((

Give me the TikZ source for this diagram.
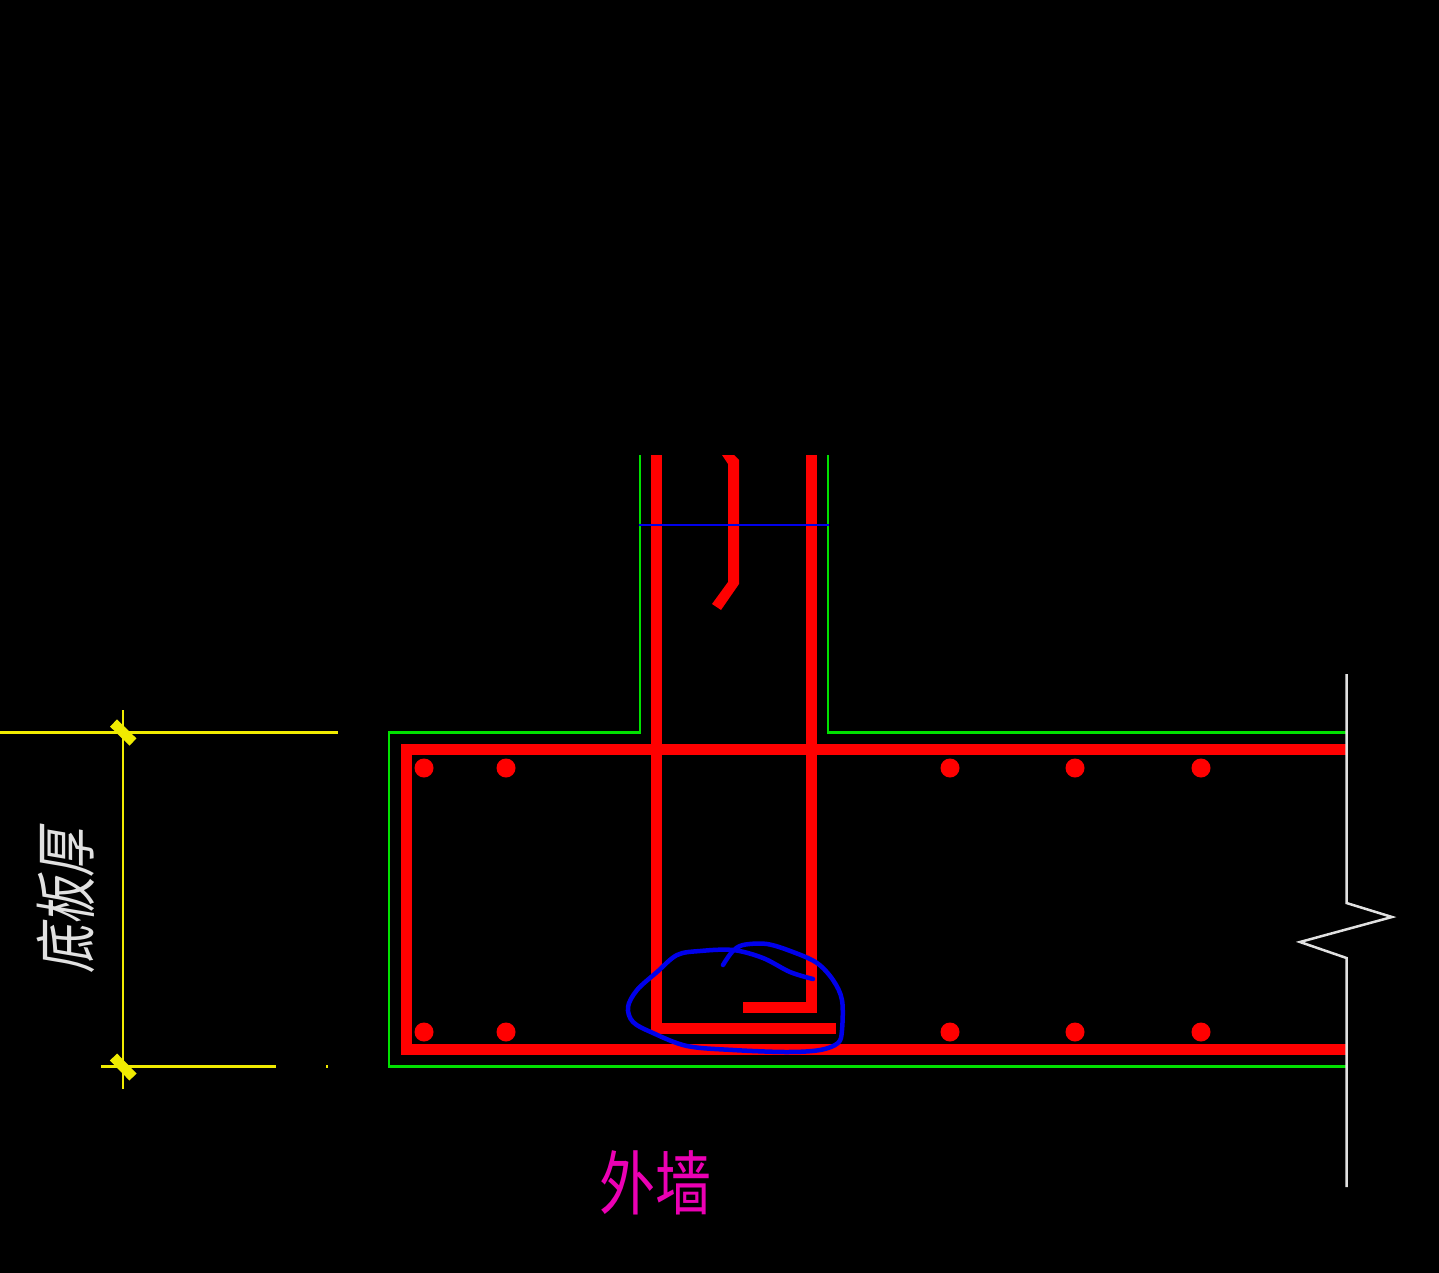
\documentclass[tikz,border=0pt]{standalone}
\usepackage{fontspec}
\newfontfamily\cjkplain{Noto Sans CJK SC}
\newfontfamily\cjkslant[FakeSlant=0.22]{Noto Sans CJK SC}
\definecolor{cadgreen}{RGB}{0,225,0}
\definecolor{cadred}{RGB}{255,0,0}
\definecolor{cadblue}{RGB}{0,0,235}
\definecolor{cadyellow}{RGB}{240,235,0}
\definecolor{cadwhite}{RGB}{225,225,225}
\definecolor{cadmag}{RGB}{235,0,180}
\tikzset{
  outline/.style={draw=cadgreen,line width=2.6pt},
  rebar/.style={draw=cadred,line width=11pt},
  bardot/.style={circle,fill=cadred,inner sep=0pt,minimum size=19pt},
  dimline/.style={draw=cadyellow,line width=2.5pt},
  dimtick/.style={draw=cadyellow,line width=10pt},
  breakline/.style={draw=cadwhite,line width=2.5pt},
  pen/.style={draw=cadblue,line width=4.5pt,line cap=round,line join=round}
}
\begin{document}
\begin{tikzpicture}[x=1pt,y=-1pt]
\useasboundingbox (0,0) rectangle (1439,1273);
\fill[black] (0,0) rectangle (1439,1273);
% concrete outline
\draw[outline] (640,455) -- (640,732.5) -- (389,732.5) -- (389,1066.5) -- (1346,1066.5);
\draw[outline] (828,455) -- (828,732.5) -- (1346,732.5);
% slab reinforcement
\draw[rebar,line join=miter] (1346,749) -- (406.5,749) -- (406.5,1049) -- (1346,1049);
% wall reinforcement
\draw[rebar,line join=miter] (656.5,455) -- (656.5,1028) -- (836,1028);
\draw[rebar,line join=miter] (811.5,455) -- (811.5,1007.5) -- (743,1007.5);
% hook
\fill[cadred] (722,455) -- (734,455) -- (739,460) -- (739,584) -- (721,610) -- (712,604) -- (728,582) -- (728,464) -- cycle;
% blue section line
\draw[draw=cadblue,line width=2pt] (639,524.5) -- (829,524.5);
% bars
\foreach \px/\nm in {424/a,506/b,950/c,1075/d,1201/e}{
  \node[bardot] (top\nm) at (\px,768) {};
  \node[bardot] (bot\nm) at (\px,1032) {};
}
% break line
\draw[breakline] (1346.5,674) -- (1346.5,903) -- (1392,917) -- (1300,942) -- (1346.5,958) -- (1346.5,1187);
% dimension
\draw[dimline] (0,732.5) -- (338,732.5);
\draw[dimline] (101,1066.5) -- (276,1066.5);
\fill[cadyellow] (326,1065) rectangle (328,1067.5);
\draw[dimline] (123,710) -- (123,1089);
\draw[dimtick] (113.5,723) -- (133,742);
\draw[dimtick] (113.5,1057) -- (133,1077);
% hand-drawn mark
\draw[pen] plot[smooth,tension=0.55] coordinates {
 (723,965) (732,952) (743,945) (767,944) (793,952) (817,963) (833,980) (842,1000)
 (842,1030) (838,1043) (820,1050) (787,1052) (733,1050) (687,1046) (653,1033)
 (633,1022) (628,1007) (637,990) (657,972) (677,955) (700,951) (733,950) (763,958)
 (790,972) (813,979)};
% texts
\node[text=cadwhite,rotate=90,inner sep=0pt,font=\cjkslant\fontsize{48pt}{48pt}\selectfont,yscale=1.3] (thick) at (66,901) {底板厚};
\node[text=cadmag,inner sep=0pt,font=\cjkplain\fontsize{56pt}{56pt}\selectfont,yscale=1.25] (wall) at (655,1183) {外墙};
\end{tikzpicture}
\end{document}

))

• [YOUR TASK]
Restate the data above exactly, stripping out each image.

• [TASK OUTPUT]
Give me the TikZ source for this diagram.
\documentclass[tikz,border=0pt]{standalone}
\usepackage{fontspec}
\newfontfamily\cjkplain{Noto Sans CJK SC}
\newfontfamily\cjkslant[FakeSlant=0.22]{Noto Sans CJK SC}
\definecolor{cadgreen}{RGB}{0,225,0}
\definecolor{cadred}{RGB}{255,0,0}
\definecolor{cadblue}{RGB}{0,0,235}
\definecolor{cadyellow}{RGB}{240,235,0}
\definecolor{cadwhite}{RGB}{225,225,225}
\definecolor{cadmag}{RGB}{235,0,180}
\tikzset{
  outline/.style={draw=cadgreen,line width=2.6pt},
  rebar/.style={draw=cadred,line width=11pt},
  bardot/.style={circle,fill=cadred,inner sep=0pt,minimum size=19pt},
  dimline/.style={draw=cadyellow,line width=2.5pt},
  dimtick/.style={draw=cadyellow,line width=10pt},
  breakline/.style={draw=cadwhite,line width=2.5pt},
  pen/.style={draw=cadblue,line width=4.5pt,line cap=round,line join=round}
}
\begin{document}
\begin{tikzpicture}[x=1pt,y=-1pt]
\useasboundingbox (0,0) rectangle (1439,1273);
\fill[black] (0,0) rectangle (1439,1273);
% concrete outline
\draw[outline] (640,455) -- (640,732.5) -- (389,732.5) -- (389,1066.5) -- (1346,1066.5);
\draw[outline] (828,455) -- (828,732.5) -- (1346,732.5);
% slab reinforcement
\draw[rebar,line join=miter] (1346,749) -- (406.5,749) -- (406.5,1049) -- (1346,1049);
% wall reinforcement
\draw[rebar,line join=miter] (656.5,455) -- (656.5,1028) -- (836,1028);
\draw[rebar,line join=miter] (811.5,455) -- (811.5,1007.5) -- (743,1007.5);
% hook
\fill[cadred] (722,455) -- (734,455) -- (739,460) -- (739,584) -- (721,610) -- (712,604) -- (728,582) -- (728,464) -- cycle;
% blue section line
\draw[draw=cadblue,line width=2pt] (639,524.5) -- (829,524.5);
% bars
\foreach \px/\nm in {424/a,506/b,950/c,1075/d,1201/e}{
  \node[bardot] (top\nm) at (\px,768) {};
  \node[bardot] (bot\nm) at (\px,1032) {};
}
% break line
\draw[breakline] (1346.5,674) -- (1346.5,903) -- (1392,917) -- (1300,942) -- (1346.5,958) -- (1346.5,1187);
% dimension
\draw[dimline] (0,732.5) -- (338,732.5);
\draw[dimline] (101,1066.5) -- (276,1066.5);
\fill[cadyellow] (326,1065) rectangle (328,1067.5);
\draw[dimline] (123,710) -- (123,1089);
\draw[dimtick] (113.5,723) -- (133,742);
\draw[dimtick] (113.5,1057) -- (133,1077);
% hand-drawn mark
\draw[pen] plot[smooth,tension=0.55] coordinates {
 (723,965) (732,952) (743,945) (767,944) (793,952) (817,963) (833,980) (842,1000)
 (842,1030) (838,1043) (820,1050) (787,1052) (733,1050) (687,1046) (653,1033)
 (633,1022) (628,1007) (637,990) (657,972) (677,955) (700,951) (733,950) (763,958)
 (790,972) (813,979)};
% texts
\node[text=cadwhite,rotate=90,inner sep=0pt,font=\cjkslant\fontsize{48pt}{48pt}\selectfont,yscale=1.3] (thick) at (66,901) {底板厚};
\node[text=cadmag,inner sep=0pt,font=\cjkplain\fontsize{56pt}{56pt}\selectfont,yscale=1.25] (wall) at (655,1183) {外墙};
\end{tikzpicture}
\end{document}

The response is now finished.